* [Material provided]
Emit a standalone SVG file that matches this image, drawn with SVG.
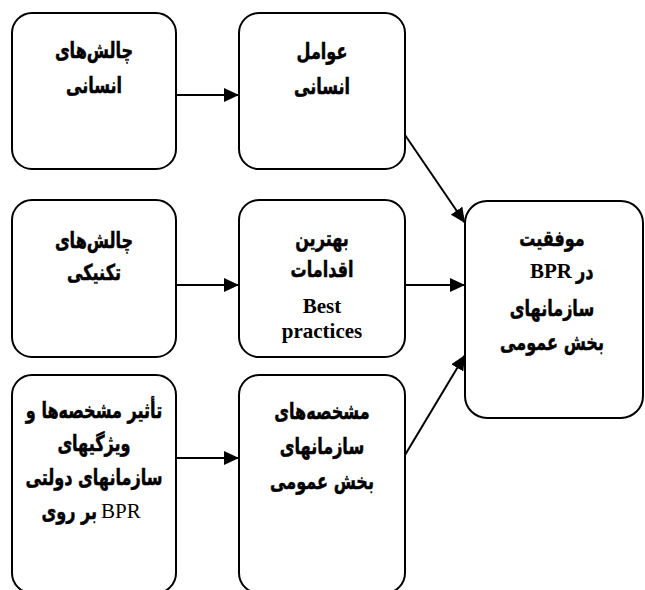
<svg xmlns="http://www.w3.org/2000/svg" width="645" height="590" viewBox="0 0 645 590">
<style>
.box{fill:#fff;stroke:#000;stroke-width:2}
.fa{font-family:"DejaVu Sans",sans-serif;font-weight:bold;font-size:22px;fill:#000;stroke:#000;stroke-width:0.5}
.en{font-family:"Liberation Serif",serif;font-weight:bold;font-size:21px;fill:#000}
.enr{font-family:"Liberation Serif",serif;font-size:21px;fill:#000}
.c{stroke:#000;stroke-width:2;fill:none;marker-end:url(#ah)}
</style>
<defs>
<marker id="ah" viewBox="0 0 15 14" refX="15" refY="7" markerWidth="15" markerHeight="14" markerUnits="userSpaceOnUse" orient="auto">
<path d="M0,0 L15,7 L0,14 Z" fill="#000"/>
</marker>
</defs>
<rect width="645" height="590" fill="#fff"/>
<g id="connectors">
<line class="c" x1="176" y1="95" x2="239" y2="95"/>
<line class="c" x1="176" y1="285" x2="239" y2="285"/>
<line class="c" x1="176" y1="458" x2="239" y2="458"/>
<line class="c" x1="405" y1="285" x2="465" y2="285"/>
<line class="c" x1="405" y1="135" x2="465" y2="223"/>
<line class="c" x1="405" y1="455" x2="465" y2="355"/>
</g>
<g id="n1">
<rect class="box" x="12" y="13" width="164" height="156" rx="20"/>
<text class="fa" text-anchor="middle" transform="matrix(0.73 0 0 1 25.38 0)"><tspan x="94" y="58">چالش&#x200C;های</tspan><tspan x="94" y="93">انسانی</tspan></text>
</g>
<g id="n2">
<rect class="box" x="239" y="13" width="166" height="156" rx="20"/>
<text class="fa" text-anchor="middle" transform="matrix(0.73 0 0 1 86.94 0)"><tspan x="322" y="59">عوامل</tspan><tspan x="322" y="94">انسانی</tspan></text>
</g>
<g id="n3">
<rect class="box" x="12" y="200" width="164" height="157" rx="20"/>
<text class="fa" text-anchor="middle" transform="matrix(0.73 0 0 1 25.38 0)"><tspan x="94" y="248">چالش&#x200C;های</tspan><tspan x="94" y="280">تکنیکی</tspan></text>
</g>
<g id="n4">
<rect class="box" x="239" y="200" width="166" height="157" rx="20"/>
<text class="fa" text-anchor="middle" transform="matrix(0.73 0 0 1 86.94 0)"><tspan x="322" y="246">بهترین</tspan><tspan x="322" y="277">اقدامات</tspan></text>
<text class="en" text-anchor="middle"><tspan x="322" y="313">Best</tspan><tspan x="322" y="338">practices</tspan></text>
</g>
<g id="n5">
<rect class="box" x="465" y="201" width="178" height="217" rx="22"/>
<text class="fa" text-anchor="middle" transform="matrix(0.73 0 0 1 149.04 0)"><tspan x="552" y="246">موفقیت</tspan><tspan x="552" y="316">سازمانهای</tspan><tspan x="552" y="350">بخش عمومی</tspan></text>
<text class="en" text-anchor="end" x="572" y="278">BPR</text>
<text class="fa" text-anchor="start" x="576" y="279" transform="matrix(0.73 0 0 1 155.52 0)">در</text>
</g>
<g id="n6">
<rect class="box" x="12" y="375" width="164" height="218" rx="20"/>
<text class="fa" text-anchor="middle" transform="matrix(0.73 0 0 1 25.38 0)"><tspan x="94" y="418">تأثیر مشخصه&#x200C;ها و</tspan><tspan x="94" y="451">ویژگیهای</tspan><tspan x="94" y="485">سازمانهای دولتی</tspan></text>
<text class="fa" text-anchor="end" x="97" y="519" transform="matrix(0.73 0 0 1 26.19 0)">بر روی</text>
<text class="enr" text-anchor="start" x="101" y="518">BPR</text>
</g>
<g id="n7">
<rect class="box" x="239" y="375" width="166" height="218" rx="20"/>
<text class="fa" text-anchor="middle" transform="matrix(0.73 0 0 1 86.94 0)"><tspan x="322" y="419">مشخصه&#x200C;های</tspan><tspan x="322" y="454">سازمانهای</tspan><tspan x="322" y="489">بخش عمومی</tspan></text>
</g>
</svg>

* [Exercise description] Restate the listing above word for word, and skip the pictures.

* [Correct output]
Emit a standalone SVG file that matches this image, drawn with SVG.
<svg xmlns="http://www.w3.org/2000/svg" width="645" height="590" viewBox="0 0 645 590">
<style>
.box{fill:#fff;stroke:#000;stroke-width:2}
.fa{font-family:"DejaVu Sans",sans-serif;font-weight:bold;font-size:22px;fill:#000;stroke:#000;stroke-width:0.5}
.en{font-family:"Liberation Serif",serif;font-weight:bold;font-size:21px;fill:#000}
.enr{font-family:"Liberation Serif",serif;font-size:21px;fill:#000}
.c{stroke:#000;stroke-width:2;fill:none;marker-end:url(#ah)}
</style>
<defs>
<marker id="ah" viewBox="0 0 15 14" refX="15" refY="7" markerWidth="15" markerHeight="14" markerUnits="userSpaceOnUse" orient="auto">
<path d="M0,0 L15,7 L0,14 Z" fill="#000"/>
</marker>
</defs>
<rect width="645" height="590" fill="#fff"/>
<g id="connectors">
<line class="c" x1="176" y1="95" x2="239" y2="95"/>
<line class="c" x1="176" y1="285" x2="239" y2="285"/>
<line class="c" x1="176" y1="458" x2="239" y2="458"/>
<line class="c" x1="405" y1="285" x2="465" y2="285"/>
<line class="c" x1="405" y1="135" x2="465" y2="223"/>
<line class="c" x1="405" y1="455" x2="465" y2="355"/>
</g>
<g id="n1">
<rect class="box" x="12" y="13" width="164" height="156" rx="20"/>
<text class="fa" text-anchor="middle" transform="matrix(0.73 0 0 1 25.38 0)"><tspan x="94" y="58">چالش&#x200C;های</tspan><tspan x="94" y="93">انسانی</tspan></text>
</g>
<g id="n2">
<rect class="box" x="239" y="13" width="166" height="156" rx="20"/>
<text class="fa" text-anchor="middle" transform="matrix(0.73 0 0 1 86.94 0)"><tspan x="322" y="59">عوامل</tspan><tspan x="322" y="94">انسانی</tspan></text>
</g>
<g id="n3">
<rect class="box" x="12" y="200" width="164" height="157" rx="20"/>
<text class="fa" text-anchor="middle" transform="matrix(0.73 0 0 1 25.38 0)"><tspan x="94" y="248">چالش&#x200C;های</tspan><tspan x="94" y="280">تکنیکی</tspan></text>
</g>
<g id="n4">
<rect class="box" x="239" y="200" width="166" height="157" rx="20"/>
<text class="fa" text-anchor="middle" transform="matrix(0.73 0 0 1 86.94 0)"><tspan x="322" y="246">بهترین</tspan><tspan x="322" y="277">اقدامات</tspan></text>
<text class="en" text-anchor="middle"><tspan x="322" y="313">Best</tspan><tspan x="322" y="338">practices</tspan></text>
</g>
<g id="n5">
<rect class="box" x="465" y="201" width="178" height="217" rx="22"/>
<text class="fa" text-anchor="middle" transform="matrix(0.73 0 0 1 149.04 0)"><tspan x="552" y="246">موفقیت</tspan><tspan x="552" y="316">سازمانهای</tspan><tspan x="552" y="350">بخش عمومی</tspan></text>
<text class="en" text-anchor="end" x="572" y="278">BPR</text>
<text class="fa" text-anchor="start" x="576" y="279" transform="matrix(0.73 0 0 1 155.52 0)">در</text>
</g>
<g id="n6">
<rect class="box" x="12" y="375" width="164" height="218" rx="20"/>
<text class="fa" text-anchor="middle" transform="matrix(0.73 0 0 1 25.38 0)"><tspan x="94" y="418">تأثیر مشخصه&#x200C;ها و</tspan><tspan x="94" y="451">ویژگیهای</tspan><tspan x="94" y="485">سازمانهای دولتی</tspan></text>
<text class="fa" text-anchor="end" x="97" y="519" transform="matrix(0.73 0 0 1 26.19 0)">بر روی</text>
<text class="enr" text-anchor="start" x="101" y="518">BPR</text>
</g>
<g id="n7">
<rect class="box" x="239" y="375" width="166" height="218" rx="20"/>
<text class="fa" text-anchor="middle" transform="matrix(0.73 0 0 1 86.94 0)"><tspan x="322" y="419">مشخصه&#x200C;های</tspan><tspan x="322" y="454">سازمانهای</tspan><tspan x="322" y="489">بخش عمومی</tspan></text>
</g>
</svg>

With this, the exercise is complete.